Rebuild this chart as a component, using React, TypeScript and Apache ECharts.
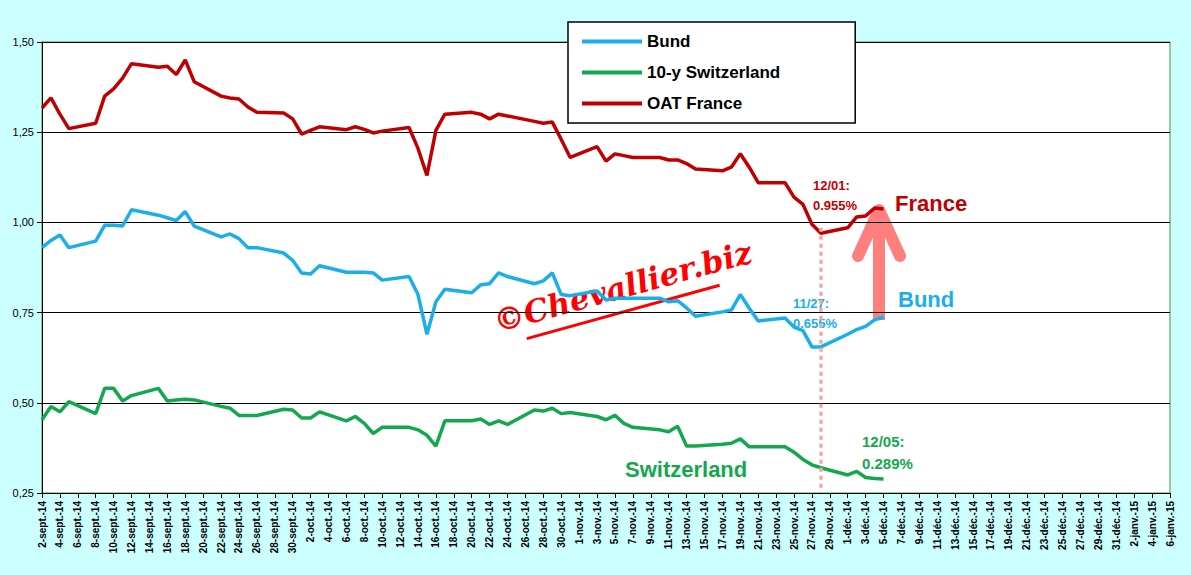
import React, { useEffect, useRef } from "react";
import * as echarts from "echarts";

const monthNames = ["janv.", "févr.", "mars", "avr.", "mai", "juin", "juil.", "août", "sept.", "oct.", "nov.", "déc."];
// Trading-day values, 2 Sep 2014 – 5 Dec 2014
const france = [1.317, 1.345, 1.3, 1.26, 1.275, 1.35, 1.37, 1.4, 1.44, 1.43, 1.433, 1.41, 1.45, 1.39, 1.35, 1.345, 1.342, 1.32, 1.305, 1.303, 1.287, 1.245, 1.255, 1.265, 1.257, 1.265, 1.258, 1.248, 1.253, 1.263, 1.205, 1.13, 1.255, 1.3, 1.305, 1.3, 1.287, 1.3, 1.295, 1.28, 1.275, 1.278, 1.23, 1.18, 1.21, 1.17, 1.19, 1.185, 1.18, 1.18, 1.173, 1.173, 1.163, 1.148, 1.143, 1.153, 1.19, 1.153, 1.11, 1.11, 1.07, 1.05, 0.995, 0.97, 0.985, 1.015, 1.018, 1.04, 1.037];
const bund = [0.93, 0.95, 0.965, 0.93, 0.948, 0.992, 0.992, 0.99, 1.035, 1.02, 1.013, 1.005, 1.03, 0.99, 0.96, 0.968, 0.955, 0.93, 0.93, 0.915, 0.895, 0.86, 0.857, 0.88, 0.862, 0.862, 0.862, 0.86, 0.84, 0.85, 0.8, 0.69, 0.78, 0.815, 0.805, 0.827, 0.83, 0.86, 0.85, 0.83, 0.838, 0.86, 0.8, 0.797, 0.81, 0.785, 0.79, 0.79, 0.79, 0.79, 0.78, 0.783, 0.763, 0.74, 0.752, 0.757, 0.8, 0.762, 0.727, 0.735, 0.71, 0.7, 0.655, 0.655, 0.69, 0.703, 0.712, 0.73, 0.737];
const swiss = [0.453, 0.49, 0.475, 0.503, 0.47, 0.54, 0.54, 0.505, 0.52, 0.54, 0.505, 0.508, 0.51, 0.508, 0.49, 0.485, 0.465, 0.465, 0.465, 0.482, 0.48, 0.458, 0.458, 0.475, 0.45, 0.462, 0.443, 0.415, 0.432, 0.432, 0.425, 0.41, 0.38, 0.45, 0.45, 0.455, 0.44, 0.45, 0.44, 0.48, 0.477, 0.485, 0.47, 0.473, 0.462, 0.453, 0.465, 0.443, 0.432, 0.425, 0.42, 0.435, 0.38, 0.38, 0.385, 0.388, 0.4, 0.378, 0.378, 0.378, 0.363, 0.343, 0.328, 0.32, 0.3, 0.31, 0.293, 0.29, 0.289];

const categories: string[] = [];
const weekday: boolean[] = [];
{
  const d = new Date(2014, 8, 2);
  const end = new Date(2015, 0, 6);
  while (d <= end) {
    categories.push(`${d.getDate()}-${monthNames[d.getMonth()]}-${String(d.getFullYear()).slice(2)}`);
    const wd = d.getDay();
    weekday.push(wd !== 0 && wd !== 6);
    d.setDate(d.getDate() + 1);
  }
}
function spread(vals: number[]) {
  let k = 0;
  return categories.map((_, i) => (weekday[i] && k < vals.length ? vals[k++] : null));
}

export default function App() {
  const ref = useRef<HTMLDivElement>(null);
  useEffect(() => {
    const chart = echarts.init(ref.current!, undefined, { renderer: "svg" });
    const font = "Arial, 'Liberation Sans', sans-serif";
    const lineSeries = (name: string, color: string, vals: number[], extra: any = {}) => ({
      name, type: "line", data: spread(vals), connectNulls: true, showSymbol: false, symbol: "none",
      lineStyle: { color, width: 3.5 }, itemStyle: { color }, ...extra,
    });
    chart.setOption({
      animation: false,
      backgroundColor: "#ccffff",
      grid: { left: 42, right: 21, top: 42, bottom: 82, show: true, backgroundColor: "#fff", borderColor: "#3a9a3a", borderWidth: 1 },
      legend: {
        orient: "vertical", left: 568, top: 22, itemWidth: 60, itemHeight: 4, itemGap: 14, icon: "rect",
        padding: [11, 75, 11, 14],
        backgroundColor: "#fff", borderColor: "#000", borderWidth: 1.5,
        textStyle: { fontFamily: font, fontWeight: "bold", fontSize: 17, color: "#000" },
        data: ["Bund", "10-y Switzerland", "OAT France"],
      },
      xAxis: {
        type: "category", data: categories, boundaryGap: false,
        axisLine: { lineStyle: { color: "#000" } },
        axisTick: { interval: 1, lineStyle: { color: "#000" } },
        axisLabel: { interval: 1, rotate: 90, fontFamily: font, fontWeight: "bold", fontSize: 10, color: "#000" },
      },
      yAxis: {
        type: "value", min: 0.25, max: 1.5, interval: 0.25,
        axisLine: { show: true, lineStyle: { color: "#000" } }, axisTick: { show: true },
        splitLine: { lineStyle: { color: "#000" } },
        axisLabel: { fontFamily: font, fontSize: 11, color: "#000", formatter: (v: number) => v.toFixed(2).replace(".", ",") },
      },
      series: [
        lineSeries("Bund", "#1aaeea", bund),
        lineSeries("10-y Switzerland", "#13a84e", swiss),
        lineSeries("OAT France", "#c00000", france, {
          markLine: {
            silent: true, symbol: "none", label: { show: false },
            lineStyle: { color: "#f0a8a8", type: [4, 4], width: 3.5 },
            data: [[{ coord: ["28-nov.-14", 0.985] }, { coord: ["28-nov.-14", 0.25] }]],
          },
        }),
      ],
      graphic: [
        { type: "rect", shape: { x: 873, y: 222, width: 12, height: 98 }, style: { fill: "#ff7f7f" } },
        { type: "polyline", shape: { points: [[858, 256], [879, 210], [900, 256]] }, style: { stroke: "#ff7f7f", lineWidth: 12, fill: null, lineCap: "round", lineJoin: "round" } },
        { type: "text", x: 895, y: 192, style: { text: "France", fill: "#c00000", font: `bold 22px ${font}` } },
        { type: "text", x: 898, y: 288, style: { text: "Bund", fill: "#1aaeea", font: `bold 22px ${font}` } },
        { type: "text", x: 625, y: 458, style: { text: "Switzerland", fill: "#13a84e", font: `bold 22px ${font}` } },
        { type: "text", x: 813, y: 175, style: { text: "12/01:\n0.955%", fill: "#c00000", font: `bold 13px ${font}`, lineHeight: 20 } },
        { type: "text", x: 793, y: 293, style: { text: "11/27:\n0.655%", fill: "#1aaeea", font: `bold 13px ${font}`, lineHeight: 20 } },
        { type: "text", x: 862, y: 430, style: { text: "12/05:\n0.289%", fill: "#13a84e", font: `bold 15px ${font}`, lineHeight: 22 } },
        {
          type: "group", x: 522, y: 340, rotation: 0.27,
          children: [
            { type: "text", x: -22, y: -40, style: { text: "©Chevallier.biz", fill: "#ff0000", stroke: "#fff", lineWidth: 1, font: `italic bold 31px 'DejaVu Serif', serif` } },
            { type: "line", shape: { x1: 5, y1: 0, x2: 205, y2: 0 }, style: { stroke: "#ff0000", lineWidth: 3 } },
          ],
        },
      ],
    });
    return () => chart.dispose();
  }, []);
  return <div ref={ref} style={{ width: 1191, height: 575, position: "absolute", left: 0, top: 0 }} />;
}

§ §

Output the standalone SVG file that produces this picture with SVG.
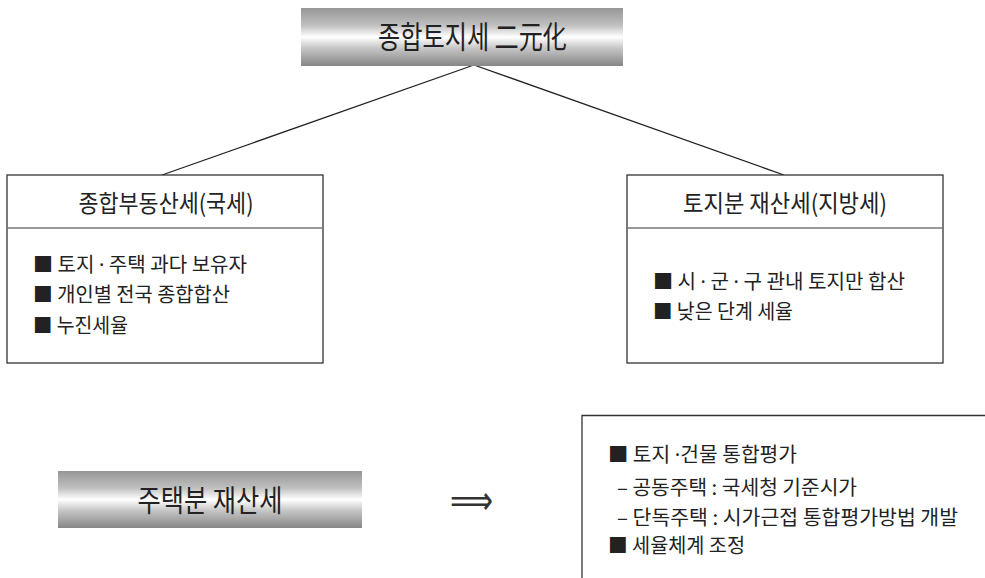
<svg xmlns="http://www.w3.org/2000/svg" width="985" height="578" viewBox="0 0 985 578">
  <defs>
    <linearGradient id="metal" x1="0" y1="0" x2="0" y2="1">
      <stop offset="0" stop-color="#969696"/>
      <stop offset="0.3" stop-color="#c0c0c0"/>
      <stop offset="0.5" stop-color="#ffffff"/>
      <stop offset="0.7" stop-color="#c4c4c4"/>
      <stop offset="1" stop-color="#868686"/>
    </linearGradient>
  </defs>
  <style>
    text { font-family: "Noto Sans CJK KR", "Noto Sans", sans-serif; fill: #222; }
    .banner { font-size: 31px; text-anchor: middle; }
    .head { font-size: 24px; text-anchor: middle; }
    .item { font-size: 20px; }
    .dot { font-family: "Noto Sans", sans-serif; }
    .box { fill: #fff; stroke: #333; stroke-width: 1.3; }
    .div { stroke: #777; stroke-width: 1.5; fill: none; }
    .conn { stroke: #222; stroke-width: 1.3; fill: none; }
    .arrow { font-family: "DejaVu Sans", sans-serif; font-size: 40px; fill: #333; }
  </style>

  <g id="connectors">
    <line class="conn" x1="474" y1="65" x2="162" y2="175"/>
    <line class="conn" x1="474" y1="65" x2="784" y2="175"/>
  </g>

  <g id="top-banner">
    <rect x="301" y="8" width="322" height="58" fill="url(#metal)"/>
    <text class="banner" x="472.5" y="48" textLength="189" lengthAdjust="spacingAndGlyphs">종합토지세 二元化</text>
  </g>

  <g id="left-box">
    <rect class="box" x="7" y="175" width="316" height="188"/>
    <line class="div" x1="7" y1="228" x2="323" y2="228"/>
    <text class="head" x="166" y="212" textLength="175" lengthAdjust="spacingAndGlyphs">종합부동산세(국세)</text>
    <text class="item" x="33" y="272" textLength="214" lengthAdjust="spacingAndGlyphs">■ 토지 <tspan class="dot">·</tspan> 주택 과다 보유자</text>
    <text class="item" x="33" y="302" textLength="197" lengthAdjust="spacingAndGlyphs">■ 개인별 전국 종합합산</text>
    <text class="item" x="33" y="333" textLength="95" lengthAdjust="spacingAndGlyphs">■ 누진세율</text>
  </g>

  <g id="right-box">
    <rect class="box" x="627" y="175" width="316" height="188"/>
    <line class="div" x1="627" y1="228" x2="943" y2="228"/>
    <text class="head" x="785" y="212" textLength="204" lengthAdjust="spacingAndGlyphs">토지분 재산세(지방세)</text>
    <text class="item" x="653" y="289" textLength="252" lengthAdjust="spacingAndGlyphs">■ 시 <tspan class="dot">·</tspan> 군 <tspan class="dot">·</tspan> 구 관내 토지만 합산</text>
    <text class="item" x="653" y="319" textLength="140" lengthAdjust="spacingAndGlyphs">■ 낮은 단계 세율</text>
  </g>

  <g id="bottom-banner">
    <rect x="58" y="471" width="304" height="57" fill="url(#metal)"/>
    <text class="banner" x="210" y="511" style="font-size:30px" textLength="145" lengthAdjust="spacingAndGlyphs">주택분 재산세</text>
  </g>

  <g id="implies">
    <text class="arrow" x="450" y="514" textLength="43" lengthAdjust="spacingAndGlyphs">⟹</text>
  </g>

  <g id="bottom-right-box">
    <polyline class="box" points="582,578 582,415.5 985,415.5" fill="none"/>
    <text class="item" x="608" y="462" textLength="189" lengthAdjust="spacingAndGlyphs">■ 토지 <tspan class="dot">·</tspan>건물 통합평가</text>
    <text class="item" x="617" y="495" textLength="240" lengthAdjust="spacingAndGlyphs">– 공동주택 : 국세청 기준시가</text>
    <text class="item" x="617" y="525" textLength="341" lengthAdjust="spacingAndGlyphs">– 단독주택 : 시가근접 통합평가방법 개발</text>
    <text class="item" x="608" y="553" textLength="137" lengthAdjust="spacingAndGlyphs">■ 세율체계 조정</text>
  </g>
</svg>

§ §

◆ **The task**
Begin with the line that contains "Rebuild this chart" and end with the line that contains "import * as"; write out both and all lines between exactly, but no pictures.

◆ **Result below**
Rebuild this chart as a component, using React, TypeScript and Apache ECharts.
import React, { useEffect, useRef } from "react";
import * as echarts from "echarts";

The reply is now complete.